Material provided
###
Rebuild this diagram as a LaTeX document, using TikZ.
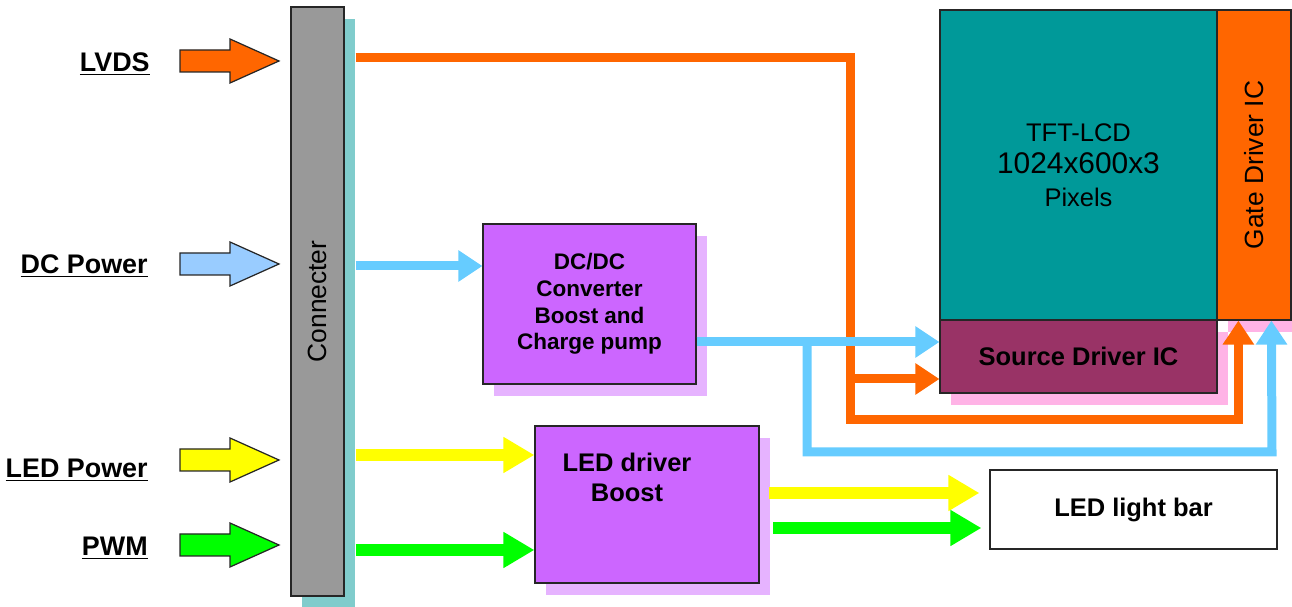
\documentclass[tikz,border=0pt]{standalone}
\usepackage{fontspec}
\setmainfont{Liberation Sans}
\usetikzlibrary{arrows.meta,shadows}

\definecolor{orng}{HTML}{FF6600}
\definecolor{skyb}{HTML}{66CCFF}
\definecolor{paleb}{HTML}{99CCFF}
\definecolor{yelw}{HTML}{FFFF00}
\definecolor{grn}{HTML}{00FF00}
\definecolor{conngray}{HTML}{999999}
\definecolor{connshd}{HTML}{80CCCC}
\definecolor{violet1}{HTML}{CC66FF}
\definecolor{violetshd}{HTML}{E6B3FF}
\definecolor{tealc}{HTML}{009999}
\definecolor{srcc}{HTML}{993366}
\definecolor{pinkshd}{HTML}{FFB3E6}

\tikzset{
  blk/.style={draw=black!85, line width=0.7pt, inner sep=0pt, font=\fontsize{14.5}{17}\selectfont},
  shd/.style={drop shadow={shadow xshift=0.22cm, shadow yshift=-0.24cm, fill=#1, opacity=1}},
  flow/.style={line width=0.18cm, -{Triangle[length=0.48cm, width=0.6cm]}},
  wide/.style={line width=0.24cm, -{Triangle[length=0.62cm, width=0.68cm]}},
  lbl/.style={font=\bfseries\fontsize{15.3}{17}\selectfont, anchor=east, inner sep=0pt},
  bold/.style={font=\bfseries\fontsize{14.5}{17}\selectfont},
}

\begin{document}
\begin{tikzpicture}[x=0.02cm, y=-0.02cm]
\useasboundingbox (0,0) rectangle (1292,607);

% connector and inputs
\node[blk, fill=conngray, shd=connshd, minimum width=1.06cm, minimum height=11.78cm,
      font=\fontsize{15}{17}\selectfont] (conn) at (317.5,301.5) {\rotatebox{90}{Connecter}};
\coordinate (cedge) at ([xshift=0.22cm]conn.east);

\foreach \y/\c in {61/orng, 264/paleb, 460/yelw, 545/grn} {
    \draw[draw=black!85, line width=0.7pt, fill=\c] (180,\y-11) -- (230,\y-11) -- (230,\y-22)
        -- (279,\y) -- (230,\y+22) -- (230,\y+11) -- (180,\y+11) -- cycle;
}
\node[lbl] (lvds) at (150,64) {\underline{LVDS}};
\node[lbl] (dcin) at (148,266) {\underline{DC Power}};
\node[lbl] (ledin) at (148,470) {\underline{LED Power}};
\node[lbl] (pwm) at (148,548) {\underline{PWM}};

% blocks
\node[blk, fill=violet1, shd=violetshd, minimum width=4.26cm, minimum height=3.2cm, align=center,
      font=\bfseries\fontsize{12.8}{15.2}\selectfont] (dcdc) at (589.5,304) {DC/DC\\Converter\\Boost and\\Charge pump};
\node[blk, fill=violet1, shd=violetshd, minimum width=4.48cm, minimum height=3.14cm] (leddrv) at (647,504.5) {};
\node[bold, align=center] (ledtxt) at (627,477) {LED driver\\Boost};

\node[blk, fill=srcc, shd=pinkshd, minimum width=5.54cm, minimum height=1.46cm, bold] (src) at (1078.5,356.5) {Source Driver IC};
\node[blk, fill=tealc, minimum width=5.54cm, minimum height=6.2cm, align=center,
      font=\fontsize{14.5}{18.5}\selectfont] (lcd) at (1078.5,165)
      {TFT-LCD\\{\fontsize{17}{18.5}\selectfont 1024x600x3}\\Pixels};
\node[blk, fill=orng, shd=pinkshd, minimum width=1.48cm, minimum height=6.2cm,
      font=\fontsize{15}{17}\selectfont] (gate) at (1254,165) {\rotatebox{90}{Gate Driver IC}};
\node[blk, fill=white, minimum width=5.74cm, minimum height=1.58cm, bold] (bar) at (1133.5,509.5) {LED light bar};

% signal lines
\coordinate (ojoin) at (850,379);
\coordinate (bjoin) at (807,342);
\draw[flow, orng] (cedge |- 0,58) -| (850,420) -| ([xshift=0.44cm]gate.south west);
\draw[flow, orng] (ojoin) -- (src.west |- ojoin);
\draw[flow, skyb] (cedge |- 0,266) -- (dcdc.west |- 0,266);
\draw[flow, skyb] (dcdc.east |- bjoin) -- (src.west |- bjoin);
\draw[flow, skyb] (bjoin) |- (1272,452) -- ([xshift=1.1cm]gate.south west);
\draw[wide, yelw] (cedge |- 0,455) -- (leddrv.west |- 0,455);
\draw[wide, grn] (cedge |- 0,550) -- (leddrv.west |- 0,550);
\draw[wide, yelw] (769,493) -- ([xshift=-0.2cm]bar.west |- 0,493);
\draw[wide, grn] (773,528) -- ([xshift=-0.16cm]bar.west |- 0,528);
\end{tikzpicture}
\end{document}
###
Your goal
Begin at the first line of the material and copy each line exactly through the one containing "(cedge) at ([xshift=0.22cm]conn.east);". Omit pictures.

Exercise response
Rebuild this diagram as a LaTeX document, using TikZ.
\documentclass[tikz,border=0pt]{standalone}
\usepackage{fontspec}
\setmainfont{Liberation Sans}
\usetikzlibrary{arrows.meta,shadows}

\definecolor{orng}{HTML}{FF6600}
\definecolor{skyb}{HTML}{66CCFF}
\definecolor{paleb}{HTML}{99CCFF}
\definecolor{yelw}{HTML}{FFFF00}
\definecolor{grn}{HTML}{00FF00}
\definecolor{conngray}{HTML}{999999}
\definecolor{connshd}{HTML}{80CCCC}
\definecolor{violet1}{HTML}{CC66FF}
\definecolor{violetshd}{HTML}{E6B3FF}
\definecolor{tealc}{HTML}{009999}
\definecolor{srcc}{HTML}{993366}
\definecolor{pinkshd}{HTML}{FFB3E6}

\tikzset{
  blk/.style={draw=black!85, line width=0.7pt, inner sep=0pt, font=\fontsize{14.5}{17}\selectfont},
  shd/.style={drop shadow={shadow xshift=0.22cm, shadow yshift=-0.24cm, fill=#1, opacity=1}},
  flow/.style={line width=0.18cm, -{Triangle[length=0.48cm, width=0.6cm]}},
  wide/.style={line width=0.24cm, -{Triangle[length=0.62cm, width=0.68cm]}},
  lbl/.style={font=\bfseries\fontsize{15.3}{17}\selectfont, anchor=east, inner sep=0pt},
  bold/.style={font=\bfseries\fontsize{14.5}{17}\selectfont},
}

\begin{document}
\begin{tikzpicture}[x=0.02cm, y=-0.02cm]
\useasboundingbox (0,0) rectangle (1292,607);

% connector and inputs
\node[blk, fill=conngray, shd=connshd, minimum width=1.06cm, minimum height=11.78cm,
      font=\fontsize{15}{17}\selectfont] (conn) at (317.5,301.5) {\rotatebox{90}{Connecter}};
\coordinate (cedge) at ([xshift=0.22cm]conn.east);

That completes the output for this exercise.